As for the prison job, Carter wants to find a new career where he can support his kids without sacrificing his mental health, but the path forward is still unclear. “It’s how I make a living right now,” he acknowledges. “I’m just happy it hasn’t taken all of me from me, because it most definitely takes a piece of me every time I walk in there.”

The need for mental health solutions throughout the South and across Western culture at large is undeniable. Entheogenic plants and fungi springing from the ground seem to offer an inherently democratic answer to the spiritual sicknesses that have spread en masse, alongside the rise of modern cities, corporations, and capitalist values. 
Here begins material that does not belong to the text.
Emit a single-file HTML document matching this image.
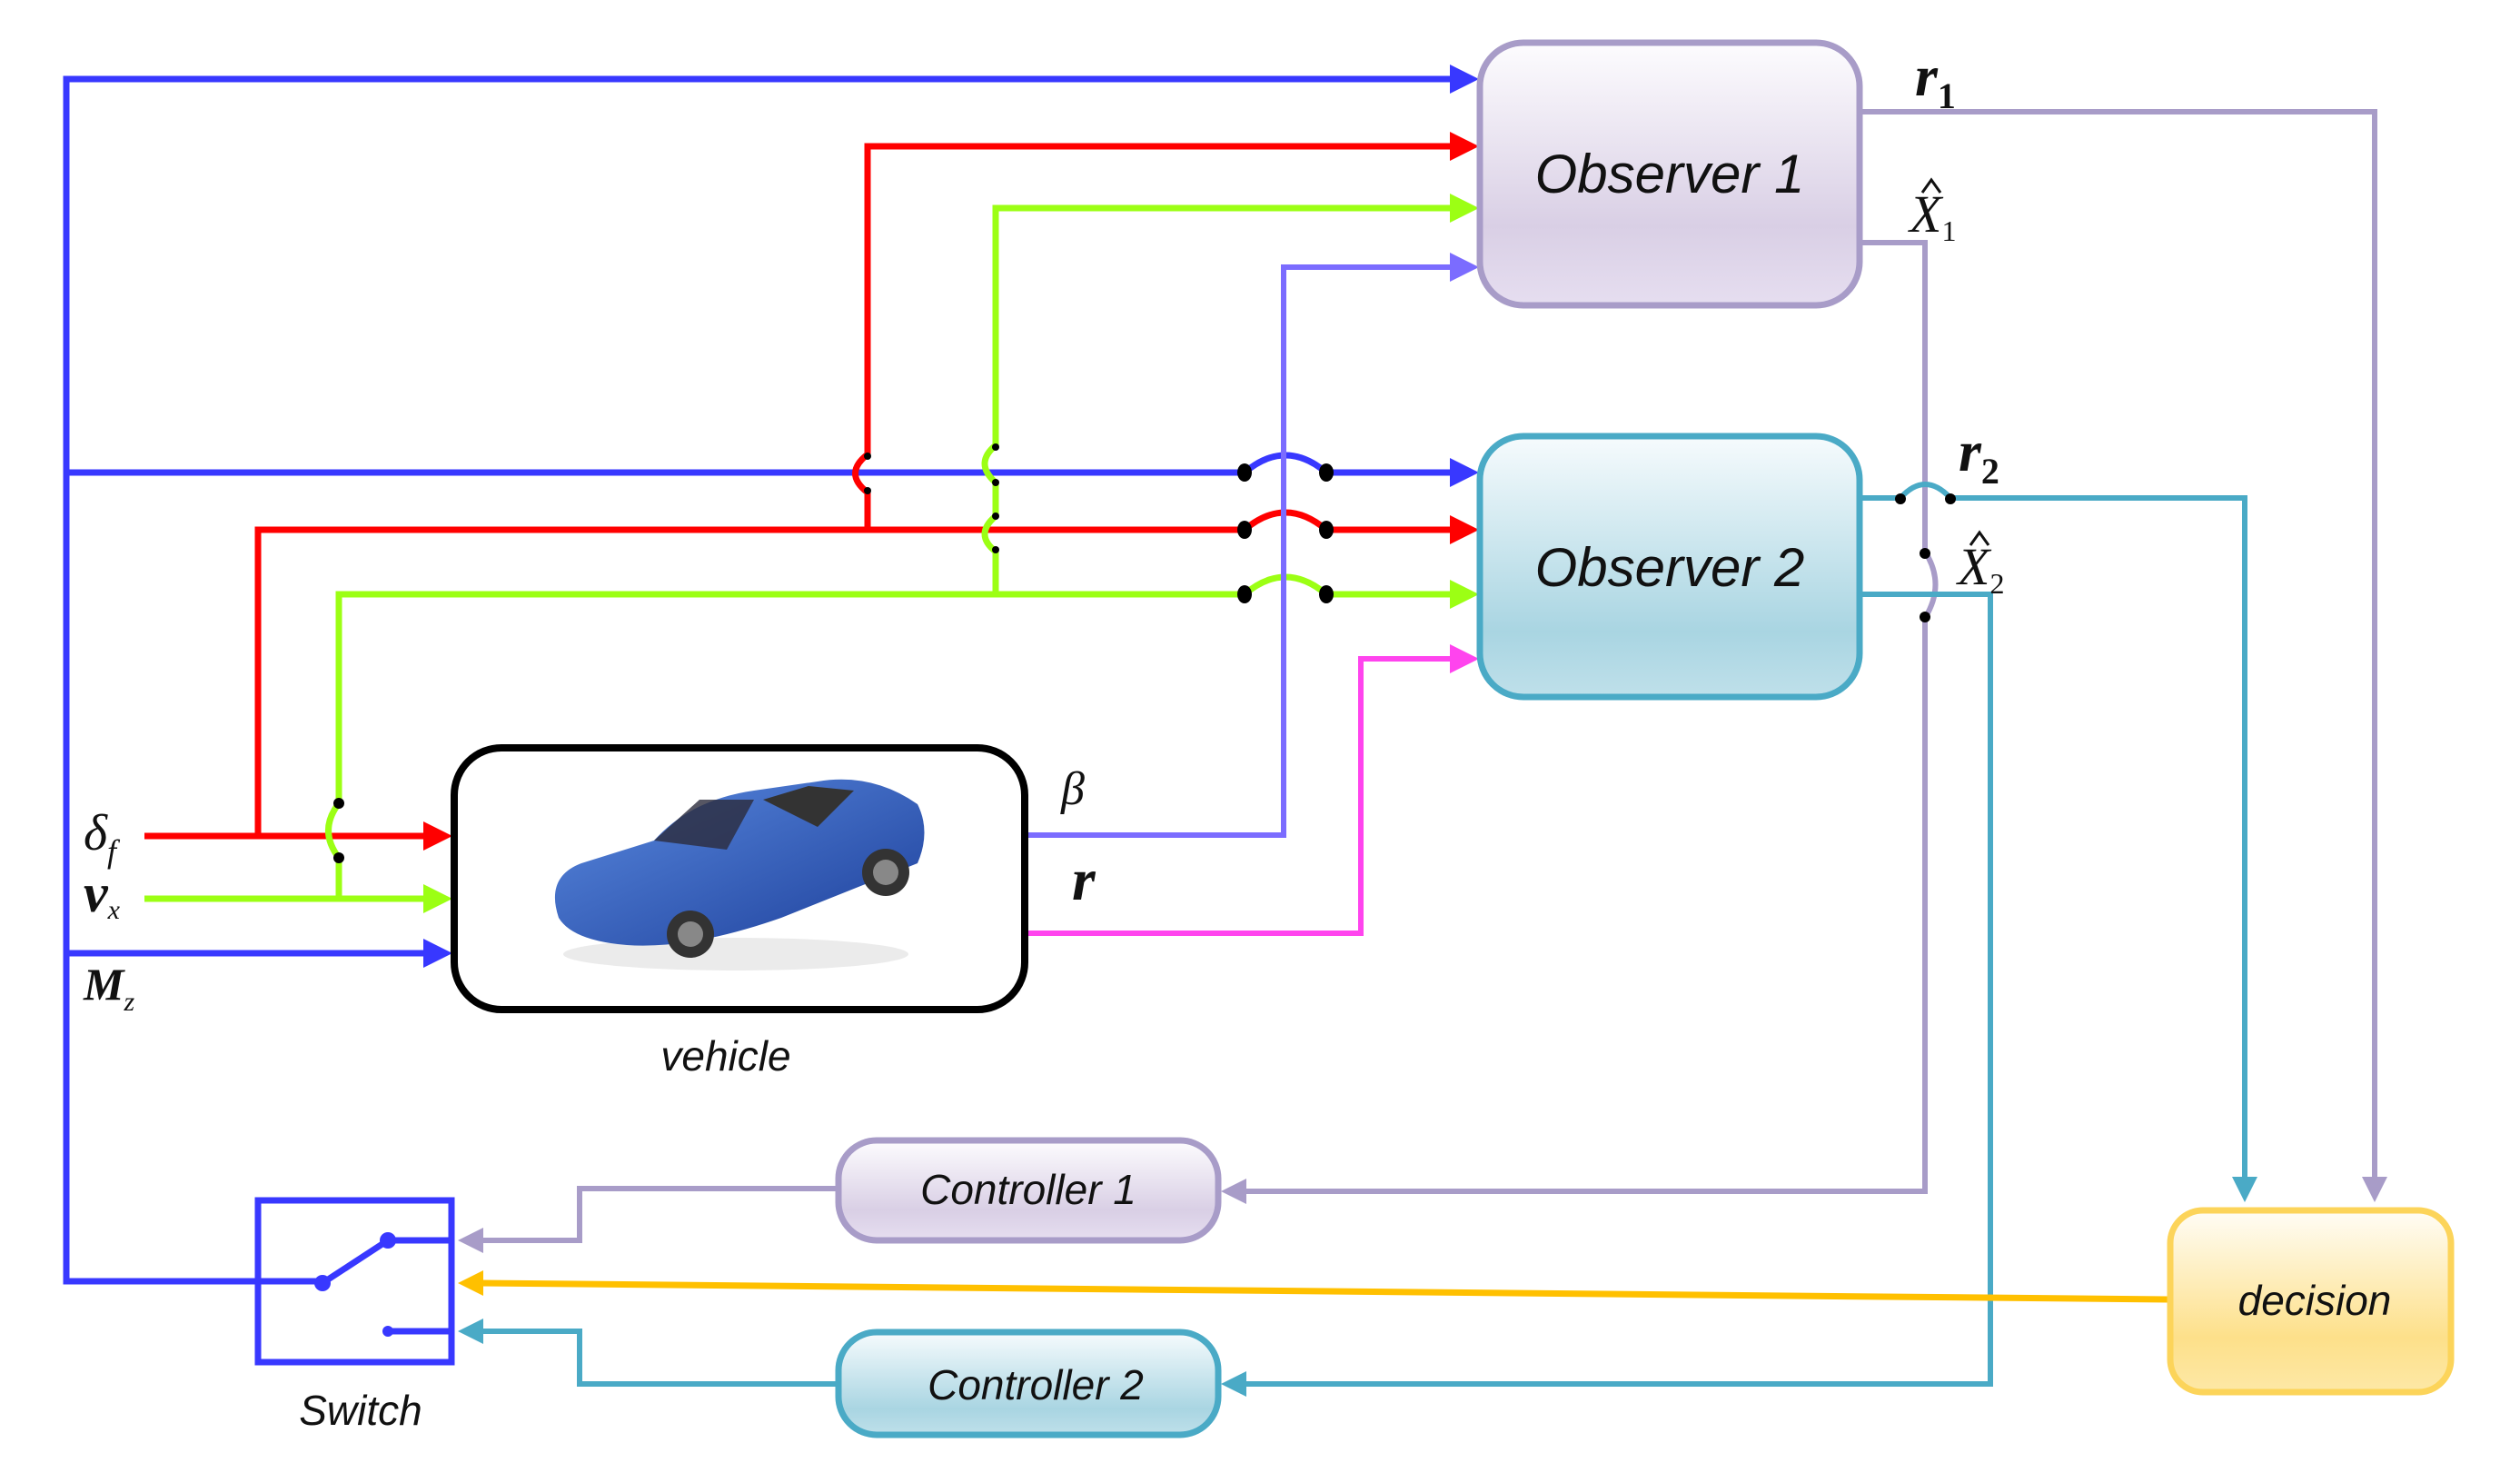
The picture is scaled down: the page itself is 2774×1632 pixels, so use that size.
<!DOCTYPE html>
<html><head><meta charset="utf-8"><style>
html,body{margin:0;padding:0;background:#fff;}
svg{display:block;}
.t{font-family:"Liberation Sans",sans-serif;font-style:italic;fill:#111;}
.m{font-family:"Liberation Serif",serif;font-style:italic;fill:#111;}
</style></head><body>
<svg width="2774" height="1632" viewBox="0 0 2774 1632" xmlns="http://www.w3.org/2000/svg">
<defs>
<linearGradient id="g1" x1="0" y1="0" x2="0" y2="1"><stop offset="0" stop-color="#fdfcfe"/><stop offset="0.7" stop-color="#d9cfe5"/><stop offset="1" stop-color="#e6def0"/></linearGradient>
<linearGradient id="g2" x1="0" y1="0" x2="0" y2="1"><stop offset="0" stop-color="#f6fbfd"/><stop offset="0.75" stop-color="#a9d5e2"/><stop offset="1" stop-color="#bfe0ea"/></linearGradient>
<linearGradient id="g3" x1="0" y1="0" x2="0" y2="1"><stop offset="0" stop-color="#fffdf6"/><stop offset="0.7" stop-color="#fde08a"/><stop offset="1" stop-color="#fde8a6"/></linearGradient>
<linearGradient id="car" x1="0" y1="0" x2="1" y2="1"><stop offset="0" stop-color="#5a8ae0"/><stop offset="1" stop-color="#1d3f9a"/></linearGradient>
</defs>

<g fill="none" stroke-linejoin="miter">
<path d="M1600 87 H73 V1410 H355" stroke="#3838ff" stroke-width="7"/>
<path d="M73 520 H1370 Q1415 482 1460 520 H1600" stroke="#3838ff" stroke-width="7"/>
<path d="M73 1049 H470" stroke="#3838ff" stroke-width="7"/>
<path d="M1600 161 H955 V500 Q928 521 955 542 V583" stroke="#ff0000" stroke-width="7"/>
<path d="M1370 583 H284 V920" stroke="#ff0000" stroke-width="7"/>
<path d="M1370 583 Q1415 545 1460 583 H1600" stroke="#ff0000" stroke-width="7"/>
<path d="M159 920 H470" stroke="#ff0000" stroke-width="7"/>
<path d="M1600 229 H1096 V490 Q1072 510 1096 531 V568 Q1072 588 1096 607 V654" stroke="#9cff14" stroke-width="7"/>
<path d="M1370 654 H373 V884 Q350 914 373 944 V989" stroke="#9cff14" stroke-width="7"/>
<path d="M1370 654 Q1415 616 1460 654 H1600" stroke="#9cff14" stroke-width="7"/>
<path d="M159 989 H470" stroke="#9cff14" stroke-width="7"/>
<path d="M1132 919 H1413 V294 H1600" stroke="#7b6cff" stroke-width="6"/>
<path d="M1132 1027 H1498 V725 H1600" stroke="#ff44ee" stroke-width="6"/>
<path d="M2050 123 H2614 V1300" stroke="#a89cc8" stroke-width="6"/>
<path d="M2050 267 H2119 V607 Q2142 643 2119 680 V1311 H1368" stroke="#a89cc8" stroke-width="6"/>
<path d="M920 1308 H638 V1365 H528" stroke="#a89cc8" stroke-width="6"/>
<path d="M2050 548 H2092 Q2119 518 2147 548 H2471 V1300" stroke="#4aaac6" stroke-width="6"/>
<path d="M2050 654 H2191 V1523 H1368" stroke="#4aaac6" stroke-width="6"/>
<path d="M920 1523 H638 V1465 H528" stroke="#4aaac6" stroke-width="6"/>
<path d="M2386 1430 L528 1412" stroke="#ffc000" stroke-width="7"/>
</g>

<g>
<polygon points="1628,87 1596,71 1596,103" fill="#3838ff"/>
<polygon points="1628,161 1596,145 1596,177" fill="#ff0000"/>
<polygon points="1628,229 1596,213 1596,245" fill="#9cff14"/>
<polygon points="1628,294 1596,278 1596,310" fill="#7b6cff"/>
<polygon points="1628,520 1596,504 1596,536" fill="#3838ff"/>
<polygon points="1628,583 1596,567 1596,599" fill="#ff0000"/>
<polygon points="1628,654 1596,638 1596,670" fill="#9cff14"/>
<polygon points="1628,725 1596,709 1596,741" fill="#ff44ee"/>
<polygon points="498,920 466,904 466,936" fill="#ff0000"/>
<polygon points="498,989 466,973 466,1005" fill="#9cff14"/>
<polygon points="498,1049 466,1033 466,1065" fill="#3838ff"/>
<polygon points="2614,1323 2600,1295 2628,1295" fill="#a89cc8"/>
<polygon points="2471,1323 2457,1295 2485,1295" fill="#4aaac6"/>
<polygon points="1344,1311 1372,1297 1372,1325" fill="#a89cc8"/>
<polygon points="1344,1523 1372,1509 1372,1537" fill="#4aaac6"/>
<polygon points="504,1365 532,1351 532,1379" fill="#a89cc8"/>
<polygon points="504,1465 532,1451 532,1479" fill="#4aaac6"/>
<polygon points="504,1412 532,1398 532,1426" fill="#ffc000"/>
</g>

<g fill="#000">
<ellipse cx="1370" cy="520" rx="8" ry="10"/><ellipse cx="1460" cy="520" rx="8" ry="10"/>
<ellipse cx="1370" cy="583" rx="8" ry="10"/><ellipse cx="1460" cy="583" rx="8" ry="10"/>
<ellipse cx="1370" cy="654" rx="8" ry="10"/><ellipse cx="1460" cy="654" rx="8" ry="10"/>
<circle cx="955" cy="502" r="4"/><circle cx="955" cy="540" r="4"/>
<circle cx="1096" cy="492" r="4"/><circle cx="1096" cy="531" r="4"/>
<circle cx="1096" cy="568" r="4"/><circle cx="1096" cy="605" r="4"/>
<circle cx="373" cy="884" r="6"/><circle cx="373" cy="944" r="6"/>
<circle cx="2092" cy="549" r="6"/><circle cx="2147" cy="549" r="6"/>
<circle cx="2119" cy="609" r="6"/><circle cx="2119" cy="679" r="6"/>
</g>

<rect x="1629" y="47" width="418" height="289" rx="48" fill="url(#g1)" stroke="#a89cc8" stroke-width="7"/>
<text x="1838" y="212" class="t" font-size="60" text-anchor="middle">Observer 1</text>
<rect x="1629" y="480" width="418" height="287" rx="48" fill="url(#g2)" stroke="#4aaac6" stroke-width="7"/>
<text x="1838" y="645" class="t" font-size="60" text-anchor="middle">Observer 2</text>

<rect x="500" y="823" width="628" height="288" rx="52" fill="#fff" stroke="#000" stroke-width="8"/>
<g>
<ellipse cx="810" cy="1050" rx="190" ry="18" fill="#ddd" opacity="0.6"/>
<path d="M615 1010 Q600 965 640 950 L720 925 Q760 880 830 870 L900 860 Q960 850 1010 885 Q1025 915 1010 950 L860 1010 Q760 1045 690 1040 Q630 1035 615 1010 Z" fill="url(#car)"/>
<path d="M720 925 L770 880 L830 880 L800 935 Z" fill="#2c2c3c" opacity="0.8"/>
<path d="M840 880 L890 865 L940 870 L900 910 Z" fill="#333"/>
<circle cx="760" cy="1028" r="26" fill="#333"/><circle cx="760" cy="1028" r="14" fill="#888"/>
<circle cx="975" cy="960" r="26" fill="#333"/><circle cx="975" cy="960" r="14" fill="#888"/>
</g>
<text x="799" y="1178" class="t" font-size="46" text-anchor="middle">vehicle</text>

<rect x="923" y="1255" width="418" height="110" rx="42" fill="url(#g1)" stroke="#a89cc8" stroke-width="7"/>
<text x="1132" y="1325" class="t" font-size="46" text-anchor="middle">Controller 1</text>
<rect x="923" y="1466" width="418" height="113" rx="42" fill="url(#g2)" stroke="#4aaac6" stroke-width="7"/>
<text x="1140" y="1540" class="t" font-size="46" text-anchor="middle">Controller 2</text>

<rect x="2389" y="1332" width="309" height="200" rx="36" fill="url(#g3)" stroke="#fcd45a" stroke-width="7"/>
<text x="2548" y="1447" class="t" font-size="46" text-anchor="middle">decision</text>

<rect x="284" y="1321" width="213" height="178" fill="none" stroke="#3838ff" stroke-width="7"/>
<path d="M355 1412 L427 1365 H497 M427 1465 H497" fill="none" stroke="#3838ff" stroke-width="7"/>
<circle cx="355" cy="1412" r="9" fill="#3838ff"/><circle cx="427" cy="1365" r="9" fill="#3838ff"/><circle cx="427" cy="1465" r="6" fill="#3838ff"/>
<text x="397" y="1568" class="t" font-size="46" text-anchor="middle">Switch</text>

<text x="2108" y="105" class="m" font-size="64" font-weight="bold">r<tspan font-size="40" font-style="normal" dy="14">1</tspan></text>
<text x="2102" y="255" class="m" font-size="58">X<tspan font-size="32" font-style="normal" dy="10">1</tspan></text>
<path d="M2116 212 L2126 198 L2136 212" fill="none" stroke="#111" stroke-width="3"/>
<text x="2156" y="518" class="m" font-size="64" font-weight="bold">r<tspan font-size="40" font-style="normal" dy="14">2</tspan></text>
<text x="2155" y="643" class="m" font-size="58">X<tspan font-size="32" font-style="normal" dy="10">2</tspan></text>
<path d="M2169 600 L2179 586 L2189 600" fill="none" stroke="#111" stroke-width="3"/>
<text x="92" y="935" class="m" font-size="56">δ<tspan font-size="36" dy="14">f</tspan></text>
<text x="92" y="1003" class="m" font-size="60" font-weight="bold">v<tspan font-size="30" font-weight="normal" dy="8">x</tspan></text>
<text x="92" y="1100" class="m" font-size="50" font-weight="bold">M<tspan font-size="30" font-weight="normal" dy="12">z</tspan></text>
<text x="1168" y="885" class="m" font-size="52">β</text>
<text x="1180" y="990" class="m" font-size="66" font-weight="bold">r</text>
</svg>
</body></html>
But, a major paradigm shift is underway in our collective. Substances like ketamine and psilocybin are being studied as treatments for depression, suicidal thoughts, and anxiety. Meanwhile, decriminalization movements operating outside of institutional frameworks across the country are pushing to expand access to entheogens through community organizing, education, and advocacy.

But as long as plant medicines remain federally illegal and access is restrained by colonial gatekeepers, pursuing this natural resource will continue to require courage and creativity. Those in search of help who feel abandoned by sanctioned channels of mental healthcare will be forced to seek refuge in imperfect solutions like ONAC, which is inherently fraught with complications of cultural appropriation and hierarchical power struggles. But for now, those like Rushing and Carter will continue to meet in the woods, passing a bowl of peyote powder under the moon, and reminding one another of their inalienable right to wholeness and health.